---- Data segment

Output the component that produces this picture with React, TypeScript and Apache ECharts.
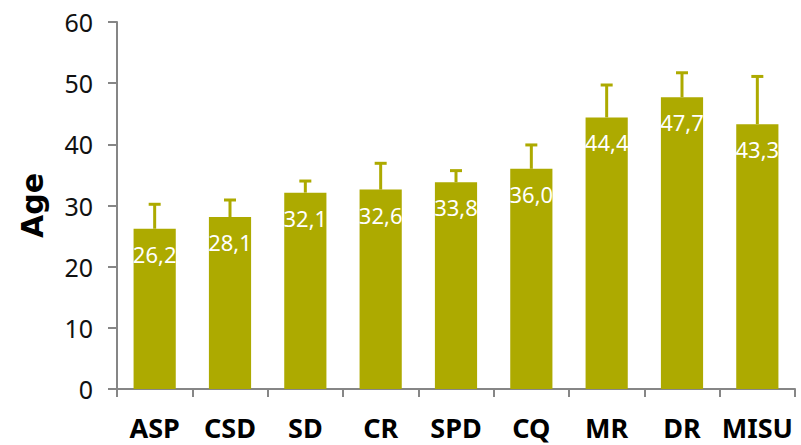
import React, { useEffect, useRef } from "react";
import * as echarts from "echarts";

const categories = ["ASP", "CSD", "SD", "CR", "SPD", "CQ", "MR", "DR", "MISU"];
const meanAge = [26.2, 28.1, 32.1, 32.6, 33.8, 36.0, 44.4, 47.7, 43.3];
const sdAge = [4.0, 2.8, 1.9, 4.3, 1.9, 3.9, 5.3, 4.0, 7.8];
const yTicks = [0, 10, 20, 30, 40, 50, 60];

const BAR = "#ADAA00";
const AXIS = "#868686";
const FONT = "'Noto Sans', 'DejaVu Sans', sans-serif";

export default function App() {
  const ref = useRef<HTMLDivElement>(null);
  useEffect(() => {
    if (!ref.current) return;
    const chart = echarts.init(ref.current, null, { renderer: "svg" });
    const errData = meanAge.map((v, i) => [i, v, sdAge[i]]);
    chart.setOption({
      animation: false,
      backgroundColor: "#ffffff",
      grid: { left: 117, right: 6, top: 22, bottom: 56 },
      xAxis: {
        type: "category",
        data: categories,
        axisLine: { lineStyle: { color: AXIS, width: 2 } },
        axisTick: { show: true, length: 8, lineStyle: { color: AXIS, width: 2 } },
        axisLabel: {
          color: "#000",
          fontFamily: FONT,
          fontWeight: "bold",
          fontSize: 27,
          lineHeight: 27,
          margin: 25,
          interval: 0,
        },
      },
      yAxis: {
        type: "value",
        min: yTicks[0],
        max: yTicks[yTicks.length - 1],
        interval: 10,
        name: "Age",
        nameLocation: "middle",
        nameRotate: 90,
        nameGap: 70,
        nameTextStyle: { color: "#000", fontFamily: "'DejaVu Sans', sans-serif", fontWeight: "bold", fontSize: 30 },
        axisLine: { show: true, lineStyle: { color: AXIS, width: 2 } },
        axisTick: { show: true, length: 9, lineStyle: { color: AXIS, width: 2 } },
        splitLine: { show: false },
        axisLabel: { color: "#111", fontFamily: FONT, fontSize: 25, margin: 24 },
      },
      series: [
        {
          type: "bar",
          data: meanAge,
          barWidth: "56%",
          itemStyle: { color: BAR },
          label: {
            show: true,
            position: "insideTop",
            distance: 14,
            color: "#fff",
            fontFamily: FONT,
            fontSize: 22,
            formatter: (p: any) => Number(p.value).toFixed(1).replace(".", ","),
          },
          z: 2,
        },
        {
          type: "custom",
          data: errData,
          z: 3,
          renderItem: (params: any, api: any) => {
            const i = api.value(0);
            const v = api.value(1);
            const e = api.value(2);
            const base = api.coord([i, v]);
            const top = api.coord([i, v + e]);
            const half = 6;
            return {
              type: "group",
              children: [
                {
                  type: "line",
                  shape: { x1: base[0], y1: base[1], x2: top[0], y2: top[1] },
                  style: { stroke: BAR, lineWidth: 3 },
                },
                {
                  type: "line",
                  shape: { x1: top[0] - half, y1: top[1], x2: top[0] + half, y2: top[1] },
                  style: { stroke: BAR, lineWidth: 3 },
                },
              ],
            };
          },
        },
      ],
    });
    return () => chart.dispose();
  }, []);
  return <div ref={ref} style={{ width: 801, height: 445, position: "absolute", left: 0, top: 0 }} />;
}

--------

What to work on: Write out the whole listing exactly, and drop the pictures.

Written reply:
Output the component that produces this picture with React, TypeScript and Apache ECharts.
import React, { useEffect, useRef } from "react";
import * as echarts from "echarts";

const categories = ["ASP", "CSD", "SD", "CR", "SPD", "CQ", "MR", "DR", "MISU"];
const meanAge = [26.2, 28.1, 32.1, 32.6, 33.8, 36.0, 44.4, 47.7, 43.3];
const sdAge = [4.0, 2.8, 1.9, 4.3, 1.9, 3.9, 5.3, 4.0, 7.8];
const yTicks = [0, 10, 20, 30, 40, 50, 60];

const BAR = "#ADAA00";
const AXIS = "#868686";
const FONT = "'Noto Sans', 'DejaVu Sans', sans-serif";

export default function App() {
  const ref = useRef<HTMLDivElement>(null);
  useEffect(() => {
    if (!ref.current) return;
    const chart = echarts.init(ref.current, null, { renderer: "svg" });
    const errData = meanAge.map((v, i) => [i, v, sdAge[i]]);
    chart.setOption({
      animation: false,
      backgroundColor: "#ffffff",
      grid: { left: 117, right: 6, top: 22, bottom: 56 },
      xAxis: {
        type: "category",
        data: categories,
        axisLine: { lineStyle: { color: AXIS, width: 2 } },
        axisTick: { show: true, length: 8, lineStyle: { color: AXIS, width: 2 } },
        axisLabel: {
          color: "#000",
          fontFamily: FONT,
          fontWeight: "bold",
          fontSize: 27,
          lineHeight: 27,
          margin: 25,
          interval: 0,
        },
      },
      yAxis: {
        type: "value",
        min: yTicks[0],
        max: yTicks[yTicks.length - 1],
        interval: 10,
        name: "Age",
        nameLocation: "middle",
        nameRotate: 90,
        nameGap: 70,
        nameTextStyle: { color: "#000", fontFamily: "'DejaVu Sans', sans-serif", fontWeight: "bold", fontSize: 30 },
        axisLine: { show: true, lineStyle: { color: AXIS, width: 2 } },
        axisTick: { show: true, length: 9, lineStyle: { color: AXIS, width: 2 } },
        splitLine: { show: false },
        axisLabel: { color: "#111", fontFamily: FONT, fontSize: 25, margin: 24 },
      },
      series: [
        {
          type: "bar",
          data: meanAge,
          barWidth: "56%",
          itemStyle: { color: BAR },
          label: {
            show: true,
            position: "insideTop",
            distance: 14,
            color: "#fff",
            fontFamily: FONT,
            fontSize: 22,
            formatter: (p: any) => Number(p.value).toFixed(1).replace(".", ","),
          },
          z: 2,
        },
        {
          type: "custom",
          data: errData,
          z: 3,
          renderItem: (params: any, api: any) => {
            const i = api.value(0);
            const v = api.value(1);
            const e = api.value(2);
            const base = api.coord([i, v]);
            const top = api.coord([i, v + e]);
            const half = 6;
            return {
              type: "group",
              children: [
                {
                  type: "line",
                  shape: { x1: base[0], y1: base[1], x2: top[0], y2: top[1] },
                  style: { stroke: BAR, lineWidth: 3 },
                },
                {
                  type: "line",
                  shape: { x1: top[0] - half, y1: top[1], x2: top[0] + half, y2: top[1] },
                  style: { stroke: BAR, lineWidth: 3 },
                },
              ],
            };
          },
        },
      ],
    });
    return () => chart.dispose();
  }, []);
  return <div ref={ref} style={{ width: 801, height: 445, position: "absolute", left: 0, top: 0 }} />;
}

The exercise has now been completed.